Neither product is right for everyone. People who need easy access to cash, low fees, full market upside, or simple estate planning may prefer other tools.
Common Sales Misunderstandings
Be careful with phrases such as "market upside with no downside." A fixed index annuity can limit index losses inside the crediting formula, but that does not remove surrender charges, rider costs, tax rules, inflation risk, or the risk that future caps are lower than expected.
Also ask whether quoted returns are hypothetical. Back-tested illustrations can look smooth because they apply today's contract design to past market periods. They are not a promise of what your own contract will credit.
How To Compare Offers
Put each contract side by side. Compare surrender length, free withdrawal rules, minimum guarantees, current caps, guaranteed caps, rider charges, death benefit rules, income start dates, and cancellation rights. Use the same deposit amount and same holding period for each example.
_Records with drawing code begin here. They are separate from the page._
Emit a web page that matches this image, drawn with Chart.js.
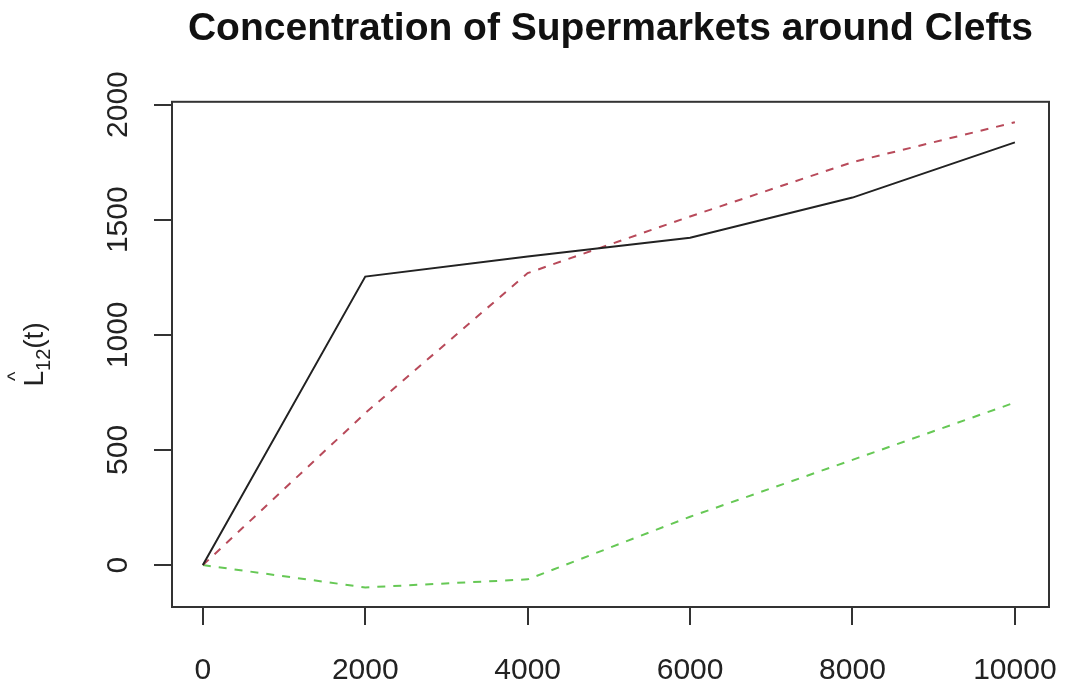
<!DOCTYPE html>
<html>
<head>
<meta charset="utf-8">
<script src="https://cdn.jsdelivr.net/npm/chart.js@4.4.1/dist/chart.umd.min.js"></script>
<style>
  html, body { margin: 0; padding: 0; background: #fff; }
  #wrap { width: 1066px; height: 688px; position: relative; }
</style>
</head>
<body>
<div id="wrap"><canvas id="chart"></canvas></div>
<script>
// --- Data ---
const distances = [0, 2000, 4000, 6000, 8000, 10000];
const observedL = [0, 1253, 1340, 1422, 1596, 1836];   // ligne noire
const upperEnvelope = [0, 660, 1268, 1514, 1750, 1923]; // tirets rouges
const lowerEnvelope = [0, -97, -62, 210, 457, 706];     // tirets verts

const xTicks = [0, 2000, 4000, 6000, 8000, 10000];
const yTicks = [0, 500, 1000, 1500, 2000];

const FONT = "'Liberation Sans', Arial, sans-serif";

function toPoints(values) {
    return distances.map((d, i) => ({ x: d, y: values[i] }));
}

// cadre autour de la zone de tracé (comme box() en R)
const boxPlugin = {
    id: 'box',
    afterDraw(chart) {
        const { ctx, chartArea: a } = chart;
        ctx.save();
        ctx.strokeStyle = '#333';
        ctx.lineWidth = 2;
        ctx.strokeRect(a.left, a.top, a.right - a.left, a.bottom - a.top);
        ctx.restore();
    }
};

// titre de l'axe y : L chapeau indice 12 (t)
const yTitlePlugin = {
    id: 'yTitle',
    afterDraw(chart) {
        const { ctx, chartArea: a } = chart;
        const cy = (a.top + a.bottom) / 2;
        ctx.save();
        ctx.translate(43, cy);
        ctx.rotate(-Math.PI / 2);
        ctx.fillStyle = '#222';
        ctx.textBaseline = 'alphabetic';
        ctx.textAlign = 'left';
        const big = '28px ' + FONT;
        const small = '20px ' + FONT;
        ctx.font = big;
        const wL = ctx.measureText('L').width;
        const wP = ctx.measureText('(t)').width;
        ctx.font = small;
        const wS = ctx.measureText('12').width;
        let x = -(wL + wS + wP) / 2;
        ctx.font = big;
        ctx.fillText('L', x, 0);
        // chapeau
        ctx.font = small;
        ctx.fillText('^', x + wL * 0.35, -21);
        x += wL;
        ctx.fillText('12', x, 7);
        x += wS;
        ctx.font = big;
        ctx.fillText('(t)', x, 0);
        ctx.restore();
    }
};

const ctx = document.getElementById('chart').getContext('2d');
const chart = new Chart(ctx, {
    type: 'line',
    data: {
        datasets: [
            {
                label: 'observed',
                data: toPoints(observedL),
                borderColor: '#222',
                borderWidth: 2,
                pointRadius: 0,
                tension: 0
            },
            {
                label: 'upper',
                data: toPoints(upperEnvelope),
                borderColor: '#b84a5a',
                borderWidth: 2,
                borderDash: [8, 8],
                pointRadius: 0,
                tension: 0
            },
            {
                label: 'lower',
                data: toPoints(lowerEnvelope),
                borderColor: '#66c855',
                borderWidth: 2,
                borderDash: [8, 8],
                pointRadius: 0,
                tension: 0
            }
        ]
    },
    options: {
        responsive: true,
        maintainAspectRatio: false,
        animation: false,
        layout: { padding: { left: 0, right: 17, top: 0, bottom: 0 } },
        plugins: {
            legend: { display: false },
            tooltip: { enabled: false },
            title: {
                display: true,
                fullSize: false,
                text: 'Concentration of Supermarkets around Clefts',
                color: '#111',
                font: { family: FONT, size: 39, weight: 'bold' },
                padding: { top: 6, bottom: 49 }
            }
        },
        scales: {
            x: {
                type: 'linear',
                position: 'bottom',
                min: -380,
                max: 10420,
                afterBuildTicks: s => { s.ticks = xTicks.map(v => ({ value: v })); },
                afterFit: s => { s.height = 81; s.paddingLeft = 0; s.paddingRight = 0; },
                grid: { drawOnChartArea: false, drawTicks: true, tickLength: 18, color: '#333', lineWidth: 2 },
                border: { display: true, color: '#333', width: 2 },
                ticks: {
                    autoSkip: false,
                    maxRotation: 0,
                    padding: 28,
                    color: '#222',
                    font: { family: FONT, size: 30 },
                    callback: v => String(v)
                }
            },
            y: {
                type: 'linear',
                min: -182,
                max: 2012,
                afterBuildTicks: s => { s.ticks = yTicks.map(v => ({ value: v })); },
                afterFit: s => { s.width = 172; s.paddingTop = 0; s.paddingBottom = 0; },
                grid: { drawOnChartArea: false, drawTicks: true, tickLength: 18, color: '#333', lineWidth: 2 },
                border: { display: true, color: '#333', width: 2 },
                ticks: {
                    autoSkip: false,
                    minRotation: 90,
                    maxRotation: 90,
                    crossAlign: 'center',
                    padding: 2,
                    color: '#222',
                    font: { family: FONT, size: 30 },
                    callback: v => String(v)
                }
            }
        }
    },
    plugins: [boxPlugin, yTitlePlugin]
});
</script>
</body>
</html>
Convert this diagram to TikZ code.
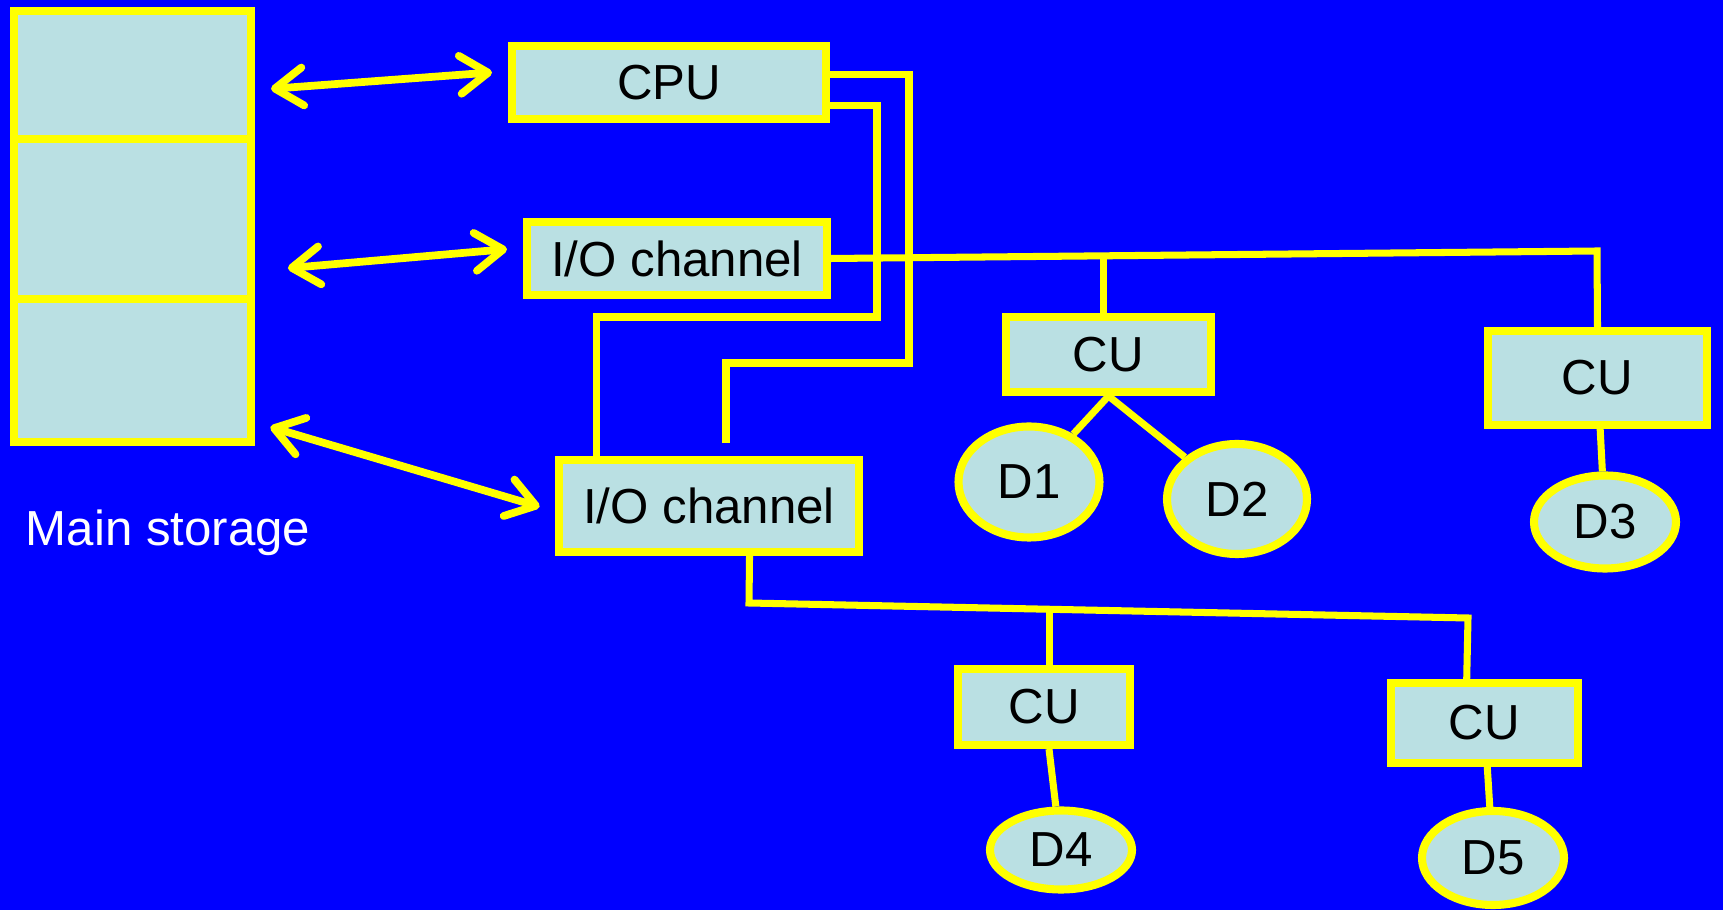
\documentclass[tikz,border=0pt]{standalone}
\usepackage{fontspec}
\setmainfont{Liberation Sans}
\usetikzlibrary{arrows.meta,shapes.geometric}
\definecolor{slideblue}{RGB}{0,0,255}
\definecolor{wire}{RGB}{255,255,0}
\definecolor{boxfill}{RGB}{186,224,227}

\begin{document}
\begin{tikzpicture}[
  font=\fontsize{14}{16}\selectfont,
  hwbox/.style={draw=wire, fill=boxfill, line width=2.3pt, inner sep=0pt, text=black},
  disk/.style={hwbox, ellipse},
  bus/.style={draw=wire, line width=2pt},
  link/.style={draw=wire, line width=2.2pt,
    {Straight Barb[length=0.28cm,width=0.38cm,round]}-{Straight Barb[length=0.28cm,width=0.38cm,round]},
    shorten <=0.16cm, shorten >=0.16cm}
]
\fill[slideblue] (0,0) rectangle (17.23,-9.10);
\useasboundingbox (0,0) rectangle (17.23,-9.10);

\node[hwbox, minimum width=2.37cm, minimum height=1.28cm] (m1) at (1.325,-0.75) {};
\node[hwbox, minimum width=2.37cm, minimum height=1.60cm] (m2) at (1.325,-2.19) {};
\node[hwbox, minimum width=2.37cm, minimum height=1.43cm] (m3) at (1.325,-3.705) {};
\node[text=white] (mlabel) at (1.68,-5.33) {Main storage};

\node[hwbox, minimum width=3.14cm, minimum height=0.73cm] (cpu) at (6.69,-0.825) {CPU};
\node[hwbox, minimum width=3.00cm, minimum height=0.73cm] (io1) at (6.77,-2.585) {I/O channel};
\node[hwbox, minimum width=3.00cm, minimum height=0.92cm] (io2) at (7.09,-5.06) {I/O channel};

\node[hwbox, minimum width=2.05cm, minimum height=0.75cm] (cu1) at (11.085,-3.545) {CU};
\node[hwbox, minimum width=2.19cm, minimum height=0.94cm] (cu2) at (15.975,-3.78) {CU};
\node[hwbox, minimum width=1.72cm, minimum height=0.76cm] (cu3) at (10.44,-7.07) {CU};
\node[hwbox, minimum width=1.87cm, minimum height=0.80cm] (cu4) at (14.845,-7.23) {CU};

\node[disk, minimum width=1.41cm, minimum height=1.11cm] (d1) at (10.29,-4.82) {D1};
\node[disk, minimum width=1.40cm, minimum height=1.10cm] (d2) at (12.37,-4.99) {D2};
\node[disk, minimum width=1.42cm, minimum height=0.93cm] (d3) at (16.05,-5.22) {\raisebox{-0.06cm}{D3}};
\node[disk, minimum width=1.42cm, minimum height=0.79cm] (d4) at (10.61,-8.50) {\raisebox{-0.12cm}{D4}};
\node[disk, minimum width=1.42cm, minimum height=0.94cm] (d5) at (14.93,-8.58) {\raisebox{-0.07cm}{D5}};

\draw[link] (m1.-7) -- (cpu.176);
\draw[link, shorten <=0.33cm] (m2.-23) -- (io1.176);
\draw[link] (m3.-23) -- (io2.182);

\coordinate (tapA) at (7.26,-4.43);
\draw[bus] (cpu.3) -| (9.09,-3.63) -| (tapA);
\draw[bus] (cpu.-8) -| (8.77,-3.17) -| (io2.156);

\draw[bus] (io1.east) -- (15.97,-2.51) -- (cu2.north);
\draw[bus] (cu1.97) -- (cu1.97 |- io1.east);
\draw[bus] (cu1.south) -- (d1);
\draw[bus] (cu1.south) -- (d2);
\draw[bus] (cu2) -- (d3);

\draw[bus] (io2.-51) -- (7.49,-6.03) -- (14.68,-6.18) -- (cu4.112);
\draw[bus] (cu3.83) -- ++(0,0.58);
\draw[bus] (cu3) -- (d4);
\draw[bus] (cu4) -- (d5);
\end{tikzpicture}
\end{document}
If the explanation requires too many assumptions, slow down. A financial product that will hold retirement money for years should be understandable before you sign.
Frequently Asked Questions
Is a fixed index annuity the same as a fixed annuity?
It is a type of fixed annuity, but its interest crediting depends on an index formula.
Can I lose money in a fixed index annuity?
Index losses may be limited by the contract, but surrender charges, fees, taxes, and penalties can still reduce access value.
Do fixed index annuities pay stock market returns?
No. They usually credit interest through a formula tied to an index, not full index ownership.
Which is better for retirement income?
It depends on income needs, liquidity, fees, tax status, health, age, and contract terms.
Should I compare insurer ratings?
Yes. The insurer's ability to pay claims is central to any annuity promise.
The Plain Difference
A fixed annuity offers simpler stated interest. A fixed index annuity offers index-linked crediting with limits and more moving parts. The decision should come after reading the contract, comparing liquidity, checking fees, and understanding which guarantees are real.